> _WORK TO DO_
Write out the listing below without alteration, omitting its pictures.

> _INFORMATION PROVIDED_
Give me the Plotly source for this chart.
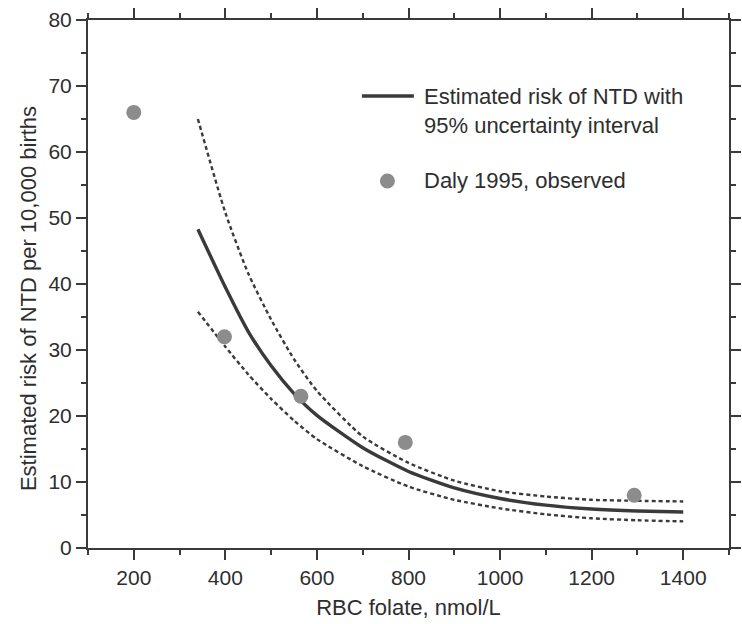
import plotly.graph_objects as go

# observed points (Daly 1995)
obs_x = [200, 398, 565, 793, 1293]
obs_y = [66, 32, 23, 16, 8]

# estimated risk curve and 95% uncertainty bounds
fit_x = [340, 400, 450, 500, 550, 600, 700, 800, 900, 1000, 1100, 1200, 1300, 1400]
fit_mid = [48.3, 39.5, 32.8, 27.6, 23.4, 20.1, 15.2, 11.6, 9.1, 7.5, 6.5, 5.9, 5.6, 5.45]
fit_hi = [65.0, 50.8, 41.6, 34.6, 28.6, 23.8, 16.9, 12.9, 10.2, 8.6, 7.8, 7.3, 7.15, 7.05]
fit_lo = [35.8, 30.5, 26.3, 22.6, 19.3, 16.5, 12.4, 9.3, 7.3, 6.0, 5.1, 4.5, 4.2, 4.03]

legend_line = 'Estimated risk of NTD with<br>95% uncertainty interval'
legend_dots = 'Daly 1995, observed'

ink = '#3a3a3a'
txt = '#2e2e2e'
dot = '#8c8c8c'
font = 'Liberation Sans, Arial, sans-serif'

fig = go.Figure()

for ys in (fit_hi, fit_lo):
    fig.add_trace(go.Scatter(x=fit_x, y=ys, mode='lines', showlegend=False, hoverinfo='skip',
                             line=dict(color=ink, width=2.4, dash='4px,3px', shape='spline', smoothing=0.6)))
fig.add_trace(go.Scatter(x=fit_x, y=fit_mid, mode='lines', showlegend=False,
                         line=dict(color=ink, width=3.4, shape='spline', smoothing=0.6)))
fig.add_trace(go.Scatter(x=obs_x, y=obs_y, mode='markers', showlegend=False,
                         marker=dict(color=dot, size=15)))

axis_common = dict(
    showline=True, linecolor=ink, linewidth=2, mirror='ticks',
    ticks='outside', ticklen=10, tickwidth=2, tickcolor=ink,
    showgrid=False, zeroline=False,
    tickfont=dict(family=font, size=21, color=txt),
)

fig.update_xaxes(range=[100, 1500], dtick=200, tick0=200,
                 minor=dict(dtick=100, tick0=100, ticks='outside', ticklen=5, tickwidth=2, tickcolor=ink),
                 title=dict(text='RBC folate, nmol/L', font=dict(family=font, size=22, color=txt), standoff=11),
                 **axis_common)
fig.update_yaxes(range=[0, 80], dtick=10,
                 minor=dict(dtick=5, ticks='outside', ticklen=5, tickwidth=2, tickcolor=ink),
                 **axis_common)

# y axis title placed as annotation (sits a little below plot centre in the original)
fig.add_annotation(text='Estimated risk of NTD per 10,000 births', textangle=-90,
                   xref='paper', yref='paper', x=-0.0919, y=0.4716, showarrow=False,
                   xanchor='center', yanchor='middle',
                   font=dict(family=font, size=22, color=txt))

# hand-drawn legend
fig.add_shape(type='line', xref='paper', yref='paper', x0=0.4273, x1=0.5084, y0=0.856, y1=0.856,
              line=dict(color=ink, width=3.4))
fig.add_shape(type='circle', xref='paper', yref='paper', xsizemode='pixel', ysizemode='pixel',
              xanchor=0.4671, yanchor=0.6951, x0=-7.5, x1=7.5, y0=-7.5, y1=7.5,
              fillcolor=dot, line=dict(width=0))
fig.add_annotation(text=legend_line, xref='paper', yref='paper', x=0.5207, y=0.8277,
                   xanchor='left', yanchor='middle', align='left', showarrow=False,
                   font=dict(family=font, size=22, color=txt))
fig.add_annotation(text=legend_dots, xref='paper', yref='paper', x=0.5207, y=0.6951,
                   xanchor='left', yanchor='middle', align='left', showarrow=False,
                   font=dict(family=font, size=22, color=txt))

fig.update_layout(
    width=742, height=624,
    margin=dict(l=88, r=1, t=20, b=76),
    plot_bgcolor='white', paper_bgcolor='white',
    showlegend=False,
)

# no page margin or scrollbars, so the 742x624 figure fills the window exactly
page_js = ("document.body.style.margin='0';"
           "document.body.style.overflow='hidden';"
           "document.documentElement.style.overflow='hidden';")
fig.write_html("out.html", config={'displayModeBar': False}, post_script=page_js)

> _ANSWER BELOW_
Give me the Plotly source for this chart.
import plotly.graph_objects as go

# observed points (Daly 1995)
obs_x = [200, 398, 565, 793, 1293]
obs_y = [66, 32, 23, 16, 8]

# estimated risk curve and 95% uncertainty bounds
fit_x = [340, 400, 450, 500, 550, 600, 700, 800, 900, 1000, 1100, 1200, 1300, 1400]
fit_mid = [48.3, 39.5, 32.8, 27.6, 23.4, 20.1, 15.2, 11.6, 9.1, 7.5, 6.5, 5.9, 5.6, 5.45]
fit_hi = [65.0, 50.8, 41.6, 34.6, 28.6, 23.8, 16.9, 12.9, 10.2, 8.6, 7.8, 7.3, 7.15, 7.05]
fit_lo = [35.8, 30.5, 26.3, 22.6, 19.3, 16.5, 12.4, 9.3, 7.3, 6.0, 5.1, 4.5, 4.2, 4.03]

legend_line = 'Estimated risk of NTD with<br>95% uncertainty interval'
legend_dots = 'Daly 1995, observed'

ink = '#3a3a3a'
txt = '#2e2e2e'
dot = '#8c8c8c'
font = 'Liberation Sans, Arial, sans-serif'

fig = go.Figure()

for ys in (fit_hi, fit_lo):
    fig.add_trace(go.Scatter(x=fit_x, y=ys, mode='lines', showlegend=False, hoverinfo='skip',
                             line=dict(color=ink, width=2.4, dash='4px,3px', shape='spline', smoothing=0.6)))
fig.add_trace(go.Scatter(x=fit_x, y=fit_mid, mode='lines', showlegend=False,
                         line=dict(color=ink, width=3.4, shape='spline', smoothing=0.6)))
fig.add_trace(go.Scatter(x=obs_x, y=obs_y, mode='markers', showlegend=False,
                         marker=dict(color=dot, size=15)))

axis_common = dict(
    showline=True, linecolor=ink, linewidth=2, mirror='ticks',
    ticks='outside', ticklen=10, tickwidth=2, tickcolor=ink,
    showgrid=False, zeroline=False,
    tickfont=dict(family=font, size=21, color=txt),
)

fig.update_xaxes(range=[100, 1500], dtick=200, tick0=200,
                 minor=dict(dtick=100, tick0=100, ticks='outside', ticklen=5, tickwidth=2, tickcolor=ink),
                 title=dict(text='RBC folate, nmol/L', font=dict(family=font, size=22, color=txt), standoff=11),
                 **axis_common)
fig.update_yaxes(range=[0, 80], dtick=10,
                 minor=dict(dtick=5, ticks='outside', ticklen=5, tickwidth=2, tickcolor=ink),
                 **axis_common)

# y axis title placed as annotation (sits a little below plot centre in the original)
fig.add_annotation(text='Estimated risk of NTD per 10,000 births', textangle=-90,
                   xref='paper', yref='paper', x=-0.0919, y=0.4716, showarrow=False,
                   xanchor='center', yanchor='middle',
                   font=dict(family=font, size=22, color=txt))

# hand-drawn legend
fig.add_shape(type='line', xref='paper', yref='paper', x0=0.4273, x1=0.5084, y0=0.856, y1=0.856,
              line=dict(color=ink, width=3.4))
fig.add_shape(type='circle', xref='paper', yref='paper', xsizemode='pixel', ysizemode='pixel',
              xanchor=0.4671, yanchor=0.6951, x0=-7.5, x1=7.5, y0=-7.5, y1=7.5,
              fillcolor=dot, line=dict(width=0))
fig.add_annotation(text=legend_line, xref='paper', yref='paper', x=0.5207, y=0.8277,
                   xanchor='left', yanchor='middle', align='left', showarrow=False,
                   font=dict(family=font, size=22, color=txt))
fig.add_annotation(text=legend_dots, xref='paper', yref='paper', x=0.5207, y=0.6951,
                   xanchor='left', yanchor='middle', align='left', showarrow=False,
                   font=dict(family=font, size=22, color=txt))

fig.update_layout(
    width=742, height=624,
    margin=dict(l=88, r=1, t=20, b=76),
    plot_bgcolor='white', paper_bgcolor='white',
    showlegend=False,
)

# no page margin or scrollbars, so the 742x624 figure fills the window exactly
page_js = ("document.body.style.margin='0';"
           "document.body.style.overflow='hidden';"
           "document.documentElement.style.overflow='hidden';")
fig.write_html("out.html", config={'displayModeBar': False}, post_script=page_js)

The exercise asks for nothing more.